## Charts and diagrams as code
=-=-=-=-=
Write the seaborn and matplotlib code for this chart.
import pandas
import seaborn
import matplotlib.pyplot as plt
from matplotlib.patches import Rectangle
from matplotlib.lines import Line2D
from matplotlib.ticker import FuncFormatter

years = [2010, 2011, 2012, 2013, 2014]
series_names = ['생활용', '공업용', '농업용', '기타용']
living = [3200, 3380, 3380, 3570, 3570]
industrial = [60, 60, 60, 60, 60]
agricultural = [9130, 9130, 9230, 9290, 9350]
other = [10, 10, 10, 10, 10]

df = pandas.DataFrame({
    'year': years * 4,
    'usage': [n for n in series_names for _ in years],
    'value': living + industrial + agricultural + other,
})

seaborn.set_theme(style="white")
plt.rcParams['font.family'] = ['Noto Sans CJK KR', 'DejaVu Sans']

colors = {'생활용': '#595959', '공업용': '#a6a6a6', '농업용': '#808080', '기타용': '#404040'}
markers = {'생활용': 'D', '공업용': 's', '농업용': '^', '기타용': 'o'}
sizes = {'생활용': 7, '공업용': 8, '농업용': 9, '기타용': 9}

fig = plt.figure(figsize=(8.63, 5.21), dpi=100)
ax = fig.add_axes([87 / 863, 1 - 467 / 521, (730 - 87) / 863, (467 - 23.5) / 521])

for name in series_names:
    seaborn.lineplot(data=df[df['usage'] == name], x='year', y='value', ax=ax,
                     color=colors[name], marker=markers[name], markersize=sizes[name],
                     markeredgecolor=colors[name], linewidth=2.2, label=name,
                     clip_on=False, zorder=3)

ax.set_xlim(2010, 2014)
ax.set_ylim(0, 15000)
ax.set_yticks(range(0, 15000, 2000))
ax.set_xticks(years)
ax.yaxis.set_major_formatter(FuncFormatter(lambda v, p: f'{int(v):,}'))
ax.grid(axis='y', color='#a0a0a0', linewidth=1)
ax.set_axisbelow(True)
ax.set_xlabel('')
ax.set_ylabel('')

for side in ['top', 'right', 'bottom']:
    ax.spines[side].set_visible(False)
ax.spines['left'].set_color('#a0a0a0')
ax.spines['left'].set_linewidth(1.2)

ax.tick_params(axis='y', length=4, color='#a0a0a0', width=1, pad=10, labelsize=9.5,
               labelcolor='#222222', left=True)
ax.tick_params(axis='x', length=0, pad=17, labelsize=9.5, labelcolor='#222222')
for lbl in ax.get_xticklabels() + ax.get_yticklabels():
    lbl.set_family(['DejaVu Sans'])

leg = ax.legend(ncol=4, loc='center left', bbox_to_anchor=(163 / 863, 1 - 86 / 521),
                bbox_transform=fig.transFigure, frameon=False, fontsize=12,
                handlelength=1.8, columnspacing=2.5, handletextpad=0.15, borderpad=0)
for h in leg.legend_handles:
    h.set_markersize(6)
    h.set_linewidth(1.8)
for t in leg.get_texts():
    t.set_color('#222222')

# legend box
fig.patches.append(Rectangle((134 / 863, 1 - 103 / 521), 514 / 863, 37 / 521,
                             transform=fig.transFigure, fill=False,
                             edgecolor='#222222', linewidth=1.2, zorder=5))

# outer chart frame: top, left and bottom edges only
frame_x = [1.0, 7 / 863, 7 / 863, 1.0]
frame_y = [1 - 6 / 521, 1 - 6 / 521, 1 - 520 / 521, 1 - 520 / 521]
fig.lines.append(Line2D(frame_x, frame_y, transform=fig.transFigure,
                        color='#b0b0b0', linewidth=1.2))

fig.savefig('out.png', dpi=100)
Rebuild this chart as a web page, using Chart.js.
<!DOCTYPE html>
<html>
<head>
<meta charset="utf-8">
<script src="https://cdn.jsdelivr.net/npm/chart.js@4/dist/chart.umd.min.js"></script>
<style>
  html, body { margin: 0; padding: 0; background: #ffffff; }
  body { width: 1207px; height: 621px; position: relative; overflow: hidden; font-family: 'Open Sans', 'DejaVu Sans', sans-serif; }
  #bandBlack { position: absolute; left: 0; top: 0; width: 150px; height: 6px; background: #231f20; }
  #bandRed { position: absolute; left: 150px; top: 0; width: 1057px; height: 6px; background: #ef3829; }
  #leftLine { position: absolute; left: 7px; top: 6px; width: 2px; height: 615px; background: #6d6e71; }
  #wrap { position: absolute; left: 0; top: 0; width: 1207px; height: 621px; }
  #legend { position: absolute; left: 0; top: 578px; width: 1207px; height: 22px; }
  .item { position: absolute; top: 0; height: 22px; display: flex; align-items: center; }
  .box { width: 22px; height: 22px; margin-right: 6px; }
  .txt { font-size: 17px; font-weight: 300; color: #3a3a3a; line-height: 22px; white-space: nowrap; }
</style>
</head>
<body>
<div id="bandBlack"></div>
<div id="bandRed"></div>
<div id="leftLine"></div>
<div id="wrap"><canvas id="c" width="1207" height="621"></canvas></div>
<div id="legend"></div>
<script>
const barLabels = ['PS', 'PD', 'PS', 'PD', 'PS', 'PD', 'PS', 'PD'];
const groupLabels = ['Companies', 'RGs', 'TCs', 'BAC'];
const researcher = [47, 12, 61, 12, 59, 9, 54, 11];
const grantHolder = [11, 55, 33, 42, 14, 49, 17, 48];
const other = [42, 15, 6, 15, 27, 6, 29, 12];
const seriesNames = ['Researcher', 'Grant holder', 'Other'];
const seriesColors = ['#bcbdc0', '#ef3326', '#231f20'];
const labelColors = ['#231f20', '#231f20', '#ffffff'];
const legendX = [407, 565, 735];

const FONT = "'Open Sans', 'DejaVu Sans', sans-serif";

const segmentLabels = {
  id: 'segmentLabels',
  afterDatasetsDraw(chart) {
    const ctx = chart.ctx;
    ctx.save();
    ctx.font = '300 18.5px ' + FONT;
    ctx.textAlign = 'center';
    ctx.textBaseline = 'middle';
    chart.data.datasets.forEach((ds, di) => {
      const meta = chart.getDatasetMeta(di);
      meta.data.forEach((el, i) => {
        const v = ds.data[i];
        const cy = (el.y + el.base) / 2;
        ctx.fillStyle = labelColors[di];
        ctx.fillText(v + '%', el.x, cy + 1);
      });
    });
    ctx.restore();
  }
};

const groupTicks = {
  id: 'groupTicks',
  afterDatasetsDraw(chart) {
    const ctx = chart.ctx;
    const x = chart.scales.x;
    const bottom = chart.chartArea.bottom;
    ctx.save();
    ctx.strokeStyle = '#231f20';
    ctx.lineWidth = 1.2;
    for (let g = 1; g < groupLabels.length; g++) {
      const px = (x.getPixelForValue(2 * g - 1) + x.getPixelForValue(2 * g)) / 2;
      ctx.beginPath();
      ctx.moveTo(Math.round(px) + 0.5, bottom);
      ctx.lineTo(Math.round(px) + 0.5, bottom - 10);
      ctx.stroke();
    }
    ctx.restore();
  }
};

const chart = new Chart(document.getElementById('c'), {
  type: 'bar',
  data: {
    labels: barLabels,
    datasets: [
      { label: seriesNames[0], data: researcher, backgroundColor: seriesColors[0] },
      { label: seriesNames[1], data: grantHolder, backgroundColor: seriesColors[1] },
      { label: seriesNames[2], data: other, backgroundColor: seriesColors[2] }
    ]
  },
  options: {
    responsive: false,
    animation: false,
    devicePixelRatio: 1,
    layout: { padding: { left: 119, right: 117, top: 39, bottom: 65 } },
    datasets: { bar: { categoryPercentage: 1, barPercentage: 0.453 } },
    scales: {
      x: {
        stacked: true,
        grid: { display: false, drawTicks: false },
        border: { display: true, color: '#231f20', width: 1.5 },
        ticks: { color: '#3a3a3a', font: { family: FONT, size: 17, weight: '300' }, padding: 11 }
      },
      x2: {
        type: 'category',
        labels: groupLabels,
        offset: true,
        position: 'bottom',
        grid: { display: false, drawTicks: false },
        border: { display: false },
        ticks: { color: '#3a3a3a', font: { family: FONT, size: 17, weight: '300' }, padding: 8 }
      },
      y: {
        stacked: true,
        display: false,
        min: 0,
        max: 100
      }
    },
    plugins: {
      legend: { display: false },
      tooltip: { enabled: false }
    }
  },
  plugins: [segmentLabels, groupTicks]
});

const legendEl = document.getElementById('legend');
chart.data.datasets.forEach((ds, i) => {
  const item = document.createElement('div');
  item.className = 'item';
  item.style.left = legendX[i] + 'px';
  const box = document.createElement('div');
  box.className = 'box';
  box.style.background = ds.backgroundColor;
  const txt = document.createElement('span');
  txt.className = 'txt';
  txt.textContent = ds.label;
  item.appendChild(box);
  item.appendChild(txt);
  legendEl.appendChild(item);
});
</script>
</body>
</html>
=-=-=-=-=
## Given request
Please repeat word for word the lines above that run from the beginning through the line containing "ax = fig.add_axes([87", keeping both the first and that last line.

## Task response
Write the seaborn and matplotlib code for this chart.
import pandas
import seaborn
import matplotlib.pyplot as plt
from matplotlib.patches import Rectangle
from matplotlib.lines import Line2D
from matplotlib.ticker import FuncFormatter

years = [2010, 2011, 2012, 2013, 2014]
series_names = ['생활용', '공업용', '농업용', '기타용']
living = [3200, 3380, 3380, 3570, 3570]
industrial = [60, 60, 60, 60, 60]
agricultural = [9130, 9130, 9230, 9290, 9350]
other = [10, 10, 10, 10, 10]

df = pandas.DataFrame({
    'year': years * 4,
    'usage': [n for n in series_names for _ in years],
    'value': living + industrial + agricultural + other,
})

seaborn.set_theme(style="white")
plt.rcParams['font.family'] = ['Noto Sans CJK KR', 'DejaVu Sans']

colors = {'생활용': '#595959', '공업용': '#a6a6a6', '농업용': '#808080', '기타용': '#404040'}
markers = {'생활용': 'D', '공업용': 's', '농업용': '^', '기타용': 'o'}
sizes = {'생활용': 7, '공업용': 8, '농업용': 9, '기타용': 9}

fig = plt.figure(figsize=(8.63, 5.21), dpi=100)
ax = fig.add_axes([87 / 863, 1 - 467 / 521, (730 - 87) / 863, (467 - 23.5) / 521])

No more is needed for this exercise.